Opinião

Marcelo Sammarco: BR do Mar e as perspectivas para a navegação costeira

Com 7.500 quilômetros de costa navegável, o Brasil possui vocação natural para a navegação costeira. Soma-se a isso o fato de que cerca de 80% da população brasileira vive em até 200 quilômetros da costa litorânea.

No entanto, o país conta hoje com alta concentração de cargas no modal rodoviário, o que se evidencia não só pelos números, mas também pela greve dos caminhoneiros deflagrada em maio de 2018, que paralisou diversas atividades e impediu a circulação de mercadorias naquele período.

Recentemente, a Casa Civil da Presidência da República publicou a Resolução nº 70, de 21 de agosto de 2019, anunciando oficialmente as diretrizes para a implantação da política nacional de estímulo ao transporte aquaviário de cabotagem.

O objetivo do programa é aumentar a participação do modal aquaviário no transporte de cargas, com o objetivo de reorganizar a matriz logística nacional, visando aumento de concorrência, eficiência e redução de custos no setor de transportes. A ideia é fomentar a utilização do transporte rodoviário para distâncias curtas e a navegação costeira para percursos mais longos, o que faz todo o sentido em razão das características geográficas do país.

No entanto, o programa “BR do Mar” trata apenas da cabotagem e não faz referência aos serviços feeder, tampouco estabelece a devida distinção entre as operações feeder e cabotagem.

Explica-se: nos termos da Lei nº 9.432 de 1997, o transporte aquaviário de cabotagem é aquele realizado entre portos ou pontos do território brasileiro. Ou seja, pressupõe que tanto a origem quanto o destino da carga estejam localizados no país (a mesma definição encontra-se estabelecida nas Resoluções da Agência Nacional de Transportes Aquaviários (Antaq) 01 de 2015 e 18 de 2017.

De outro lado, entende-se por feeder o serviço prestado pelo transportador aquaviário para interligar portos principais ou concentradores (hub-ports) a portos secundários, ou vice-versa, mediante procedimento de baldeação.

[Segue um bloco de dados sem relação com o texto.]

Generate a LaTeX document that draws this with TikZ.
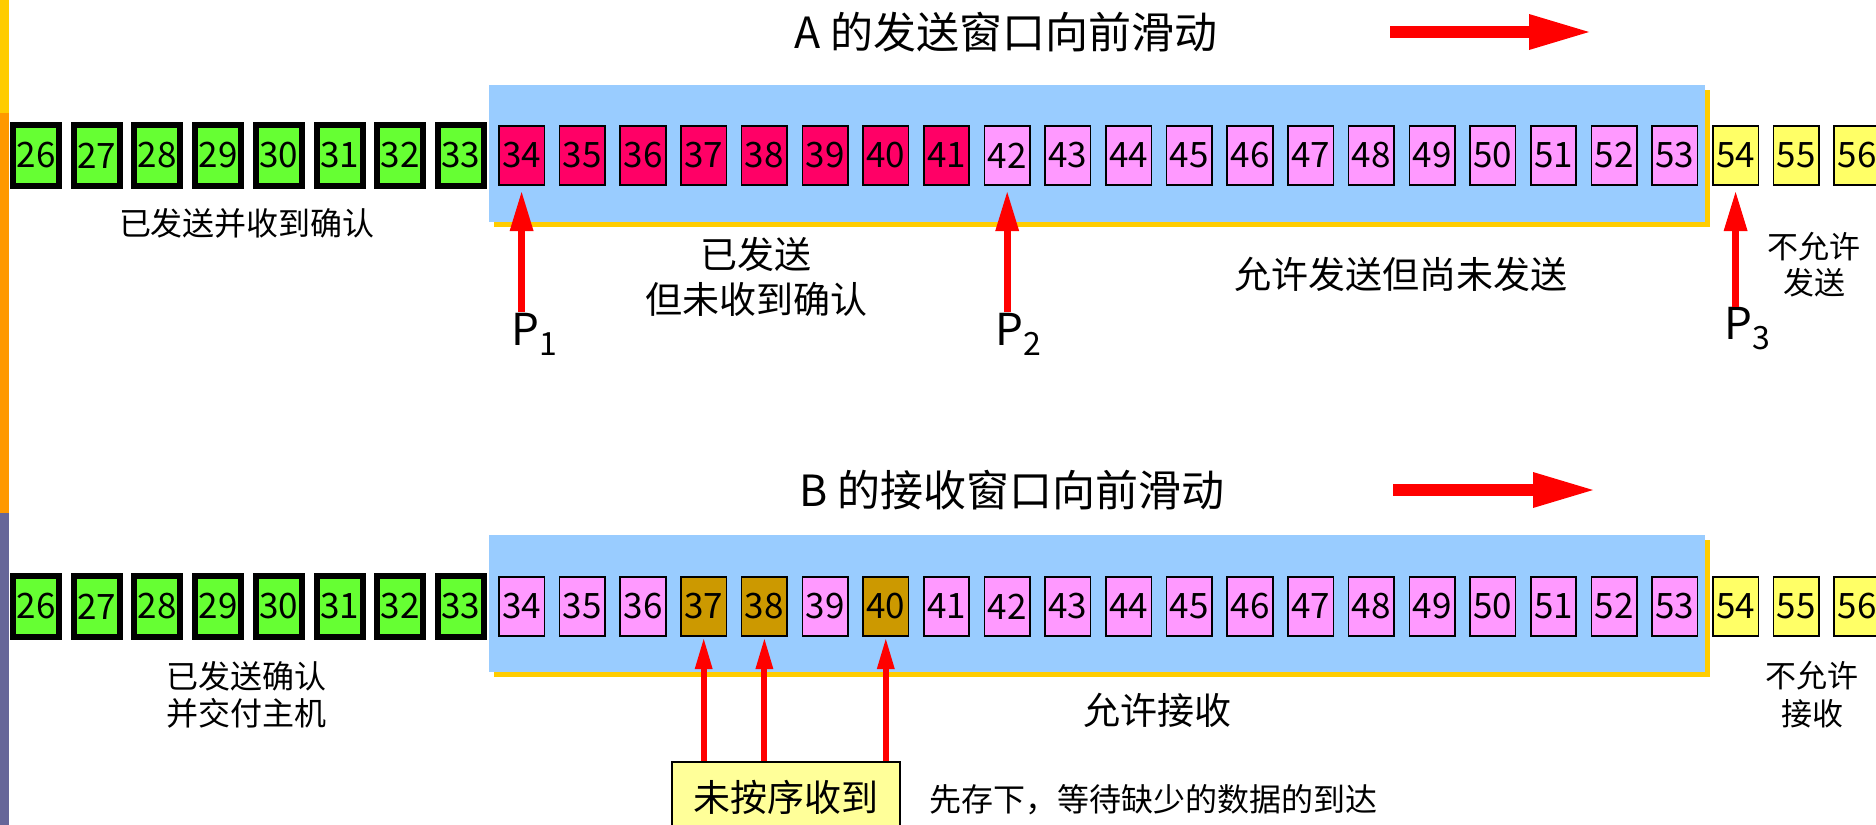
\documentclass[tikz,border=0pt]{standalone}
\usepackage{fontspec}
\newfontfamily\cjk{Noto Sans CJK SC}
\usetikzlibrary{arrows.meta}
\definecolor{gbox}{HTML}{66FF33}
\definecolor{rbox}{HTML}{FF0066}
\definecolor{pbox}{HTML}{FF99FF}
\definecolor{ybox}{HTML}{FFFF66}
\definecolor{obox}{HTML}{CC9900}
\definecolor{winblue}{HTML}{99CCFF}
\definecolor{shadowy}{HTML}{FFCC00}
\definecolor{barY}{HTML}{FFCC00}
\definecolor{barO}{HTML}{FF9900}
\definecolor{barP}{HTML}{666699}
\definecolor{lblY}{HTML}{FFFF99}
\newcommand\fsz[2]{\cjk\fontsize{#1}{#2}\selectfont}
\begin{document}
\begin{tikzpicture}[x=0.5pt,y=-0.5pt,
  seq/.style={draw=black, line width=0.8pt, minimum width=22.75pt, minimum height=29.75pt, inner sep=0pt, font=\fsz{17.5pt}{17.5pt}},
  done/.style={seq, fill=gbox, line width=3pt, minimum width=23pt, minimum height=30.5pt},
  sent/.style={seq, fill=rbox},
  avail/.style={seq, fill=pbox},
  got/.style={seq, fill=obox},
  blocked/.style={seq, fill=ybox},
  txt/.style={inner sep=0pt, align=center},
  plabel/.style={inner sep=0pt, anchor=base west, font=\fsz{22pt}{22pt}},
  parrow/.style={draw=red, line width=3.5pt, -{Triangle[length=19.5pt,width=12pt,line width=0pt]}, shorten >=3pt},
  sarrow/.style={draw=red, line width=3pt, -{Triangle[length=15pt,width=9pt,line width=0pt]}, shorten >=1pt},
  barrow/.style={draw=red, line width=6pt, -{Triangle[length=30pt,width=18pt,line width=0pt]}},
]
\useasboundingbox (0,0) rectangle (1876,825);
\clip (0,0) rectangle (1876,825);
% left bar
\fill[barY] (0,0) rectangle (9,113);
\fill[barO] (0,113) rectangle (9,513);
\fill[barP] (0,513) rectangle (9,825);

% ===== top: sender window =====
\node[txt, font=\fsz{21.5pt}{21.5pt}] (titleA) at (1006,32) {A 的发送窗口向前滑动};
\coordinate (mA0) at (1390,32);
\coordinate (mA1) at (1589,32);
\draw[barrow] (mA0) -- (mA1);

\fill[shadowy] (494,90) rectangle (1710,227);
\fill[winblue] (489,85) rectangle (1705,222);

\foreach \n in {26,...,33} \node[done] (a\n) at ({36+(\n-26)*60.7},155.5) {\n};
\foreach \n in {34,...,41} \node[sent] (a\n) at ({36+(\n-26)*60.7},155.5) {\n};
\foreach \n in {42,...,53} \node[avail] (a\n) at ({36+(\n-26)*60.7},155.5) {\n};
\foreach \n in {54,55,56} \node[blocked] (a\n) at ({36+(\n-26)*60.7},155.5) {\n};

\node[txt, font=\fsz{16pt}{16pt}] (lDone) at (247,223) {已发送并收到确认};
\node[txt, font=\fsz{18.5pt}{22.5pt}] (lSent) at (756,277) {已发送\\但未收到确认};
\node[txt, font=\fsz{18.5pt}{18.5pt}] (lAvail) at (1401,274) {允许发送但尚未发送};
\node[txt, font=\fsz{15.5pt}{18pt}] (lNo) at (1814,265) {不允许\\发送};

\node[plabel] (P1) at (511,345) {P\raisebox{-5pt}{\fontsize{16pt}{16pt}\selectfont 1}};
\node[plabel] (P2) at (995,345) {P\raisebox{-5pt}{\fontsize{16pt}{16pt}\selectfont 2}};
\node[plabel] (P3) at (1724,339) {P\raisebox{-5pt}{\fontsize{16pt}{16pt}\selectfont 3}};
\coordinate (t1) at ([yshift=-63pt]a34.south);
\coordinate (t2) at ([yshift=-63pt]a42.south);
\coordinate (t3) at ([yshift=-60.5pt]a54.south);
\draw[parrow] (t1) -- (a34.south);
\draw[parrow] (t2) -- (a42.south);
\draw[parrow] (t3) -- (a54.south);

% ===== bottom: receiver window =====
\node[txt, font=\fsz{21.5pt}{21.5pt}] (titleB) at (1012,490) {B 的接收窗口向前滑动};
\coordinate (mB0) at (1393,490);
\coordinate (mB1) at (1593,490);
\draw[barrow] (mB0) -- (mB1);

\fill[shadowy] (494,540) rectangle (1710,677);
\fill[winblue] (489,535) rectangle (1705,672);

\foreach \n in {26,...,33} \node[done] (b\n) at ({36+(\n-26)*60.7},606.5) {\n};
\foreach \n in {34,35,36,39} \node[avail] (b\n) at ({36+(\n-26)*60.7},606.5) {\n};
\foreach \n in {37,38,40} \node[got] (b\n) at ({36+(\n-26)*60.7},606.5) {\n};
\foreach \n in {41,...,53} \node[avail] (b\n) at ({36+(\n-26)*60.7},606.5) {\n};
\foreach \n in {54,55,56} \node[blocked] (b\n) at ({36+(\n-26)*60.7},606.5) {\n};

\node[txt, font=\fsz{16pt}{18.5pt}] (lDel) at (246,695) {已发送确认\\并交付主机};
\node[txt, font=\fsz{18.5pt}{18.5pt}] (lRecv) at (1157,710) {允许接收};
\node[txt, font=\fsz{15.5pt}{19pt}] (lNoR) at (1812,695) {不允许\\接收};

\node[draw=black, line width=0.8pt, fill=lblY, minimum width=114pt, minimum height=35pt, inner sep=0pt, font=\fsz{18.5pt}{18.5pt}] (ooo) at (786,797) {未按序收到};
\node[txt, font=\fsz{16pt}{16pt}] (note) at (1153,800) {先存下，等待缺少的数据的到达};
\draw[sarrow] (b37.south |- ooo.north) -- (b37.south);
\draw[sarrow] (b38.south |- ooo.north) -- (b38.south);
\draw[sarrow] (b40.south |- ooo.north) -- (b40.south);
\end{tikzpicture}
\end{document}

Na operação feeder, portanto, a carga objeto de transporte tem como origem ou destino portos internacionais e pressupõe, em uma das etapas, a realização de transporte de longo curso.

Na prática internacional, a totalidade do transporte, desde o porto de origem, passando pelo porto secundário, onde é feita a baldeação até a descarga no porto de destino, é coberta por um único Bill of Lading, o que implica em redução de custos e de atos burocráticos, facilitando a circulação de carga, o que, em última análise, beneficia sobremaneira o usuário do transporte.

Considerando o expressivo volume de cargas que poderão ser movimentadas nos serviços feeder (cuja operação está diretamente relacionada ao transporte de longo curso), o incremento da navegação costeira poderá ser potencializado com a inclusão da regulamentação destes serviços feeder no programa BR do Mar.

Para tanto, há que se incluir no texto legal denominado BR do Mar a distinção entre a cabotagem e os serviços feeder para permitir a abertura da atividade para empresas estrangeiras de navegação, o que é juridicamente viável e que beneficiará todos os agentes da cadeia logística e de comércio exterior, especialmente os usuários do transporte e a indústria nacional, bem como toda a coletividade brasileira, cuja medida não traria nenhum prejuízo ao mercado de cabotagem, posto que são modalidades destinadas a diferentes tipos de cargas e que não concorrem entre si.